Question

(g) 3 to pass 25 ma of current through a 300 - kω lamp, what voltage is applied across the lamp?

Explanation:

Step1: Recall Ohm's Law

Ohm's Law states that \( V = I \times R \), where \( V \) is voltage, \( I \) is current, and \( R \) is resistance.

Step2: Convert units

First, convert the current from milliamperes (mA) to amperes (A) and resistance from kilohms (kΩ) to ohms (Ω).

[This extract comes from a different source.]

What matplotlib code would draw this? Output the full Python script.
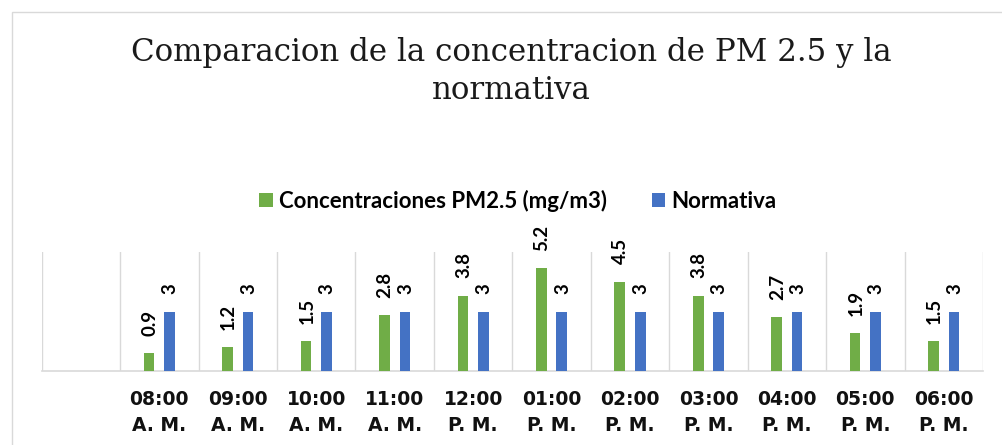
import numpy as np
import matplotlib
matplotlib.use("Agg")
import matplotlib.pyplot as plt
from matplotlib.patches import Rectangle, Patch

categories = ["", "08:00\nA. M.", "09:00\nA. M.", "10:00\nA. M.", "11:00\nA. M.",
              "12:00\nP. M.", "01:00\nP. M.", "02:00\nP. M.", "03:00\nP. M.",
              "04:00\nP. M.", "05:00\nP. M.", "06:00\nP. M."]
pm25 = [np.nan, 0.9, 1.2, 1.5, 2.8, 3.8, 5.2, 4.5, 3.8, 2.7, 1.9, 1.5]
normativa = [np.nan, 3, 3, 3, 3, 3, 3, 3, 3, 3, 3, 3]
series_names = ["Concentraciones PM2.5 (mg/m3)", "Normativa"]
title = "Comparacion de la concentracion de PM 2.5 y la\nnormativa"

GREEN = "#70AD47"
BLUE = "#4472C4"
LABEL_FONT = ["Lato", "DejaVu Sans"]

W, H = 1002, 445
fig = plt.figure(figsize=(W / 100, H / 100), dpi=100)
fig.patch.set_facecolor("white")

# chart border
fig.patches.append(Rectangle((12 / W, -0.1), 1.2, (H - 12) / H + 0.1,
                             transform=fig.transFigure, fill=False,
                             edgecolor="#D9D9D9", linewidth=1.0))

left, right, top, bottom = 41.7, 983.0, 252.0, 371.0
ax = fig.add_axes([left / W, 1 - bottom / H, (right - left) / W, (bottom - top) / H])

x = np.arange(len(categories))
bw = 0.136
off = 0.13
b1 = ax.bar(x - off, pm25, bw, color=GREEN, zorder=3)
b2 = ax.bar(x + off, normativa, bw, color=BLUE, zorder=3)

for bars, vals in ((b1, pm25), (b2, normativa)):
    for rect, v in zip(bars, vals):
        if np.isnan(v):
            continue
        txt = f"{v:g}"
        ax.annotate(txt, (rect.get_x() + rect.get_width() / 2, v),
                    xytext=(0.5, 12.5), textcoords="offset points",
                    ha="center", va="bottom", rotation=90,
                    fontsize=13.5, fontweight="bold", family=LABEL_FONT,
                    color="#000000")

ax.set_xlim(-0.5, len(categories) - 0.5)
ax.set_ylim(0, 6)
ax.set_yticks([])
ax.set_xticks(x)
ax.set_xticklabels(categories, fontsize=13.5, fontweight="bold",
                   family=["DejaVu Sans"], linespacing=1.42, color="#111111")
ax.tick_params(axis="x", length=0, pad=14)
ax.set_xticks(np.arange(-0.5, len(categories), 1.0), minor=True)
ax.tick_params(axis="x", which="minor", length=0)
ax.grid(True, which="minor", axis="x", color="#D9D9D9", linewidth=1.0, zorder=0)
ax.grid(False, which="major")
for s in ("top", "right", "left"):
    ax.spines[s].set_visible(False)
ax.spines["bottom"].set_color("#D9D9D9")
ax.spines["bottom"].set_linewidth(1.2)
ax.set_facecolor("none")

fig.text(511 / W, 1 - 37 / H, title, ha="center", va="top",
         fontsize=22.2, family=["DejaVu Serif"], fontweight="light",
         linespacing=1.3, color="#1a1a1a")

handles = [Patch(facecolor=GREEN), Patch(facecolor=BLUE)]
fig.legend(handles, series_names, loc="center", bbox_to_anchor=(518 / W, 1 - 201 / H),
           ncol=2, frameon=False, handlelength=0.6, handleheight=0.6,
           handletextpad=0.3, columnspacing=2.0,
           prop={"family": LABEL_FONT, "weight": "bold", "size": 16})

fig.savefig("out.png", dpi=100)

• Current: \( 25 \, \text{mA} = 25 \times 10^{-3} \, \text{A} = 0.025 \, \text{A} \)
• Resistance: \( 300 \, \text{kΩ} = 300 \times 10^{3} \, \Omega = 300000 \, \Omega \)

Step3: Apply Ohm's Law

Substitute \( I = 0.025 \, \text{A} \) and \( R = 300000 \, \Omega \) into the formula \( V = I \times R \).
\( V = 0.025 \, \text{A} \times 300000 \, \Omega \)
\( V = 7500 \, \text{V} \) or \( 7.5 \, \text{kV} \)

Answer:

The voltage applied across the lamp is \( 7500 \, \text{V} \) (or \( 7.5 \, \text{kV} \)).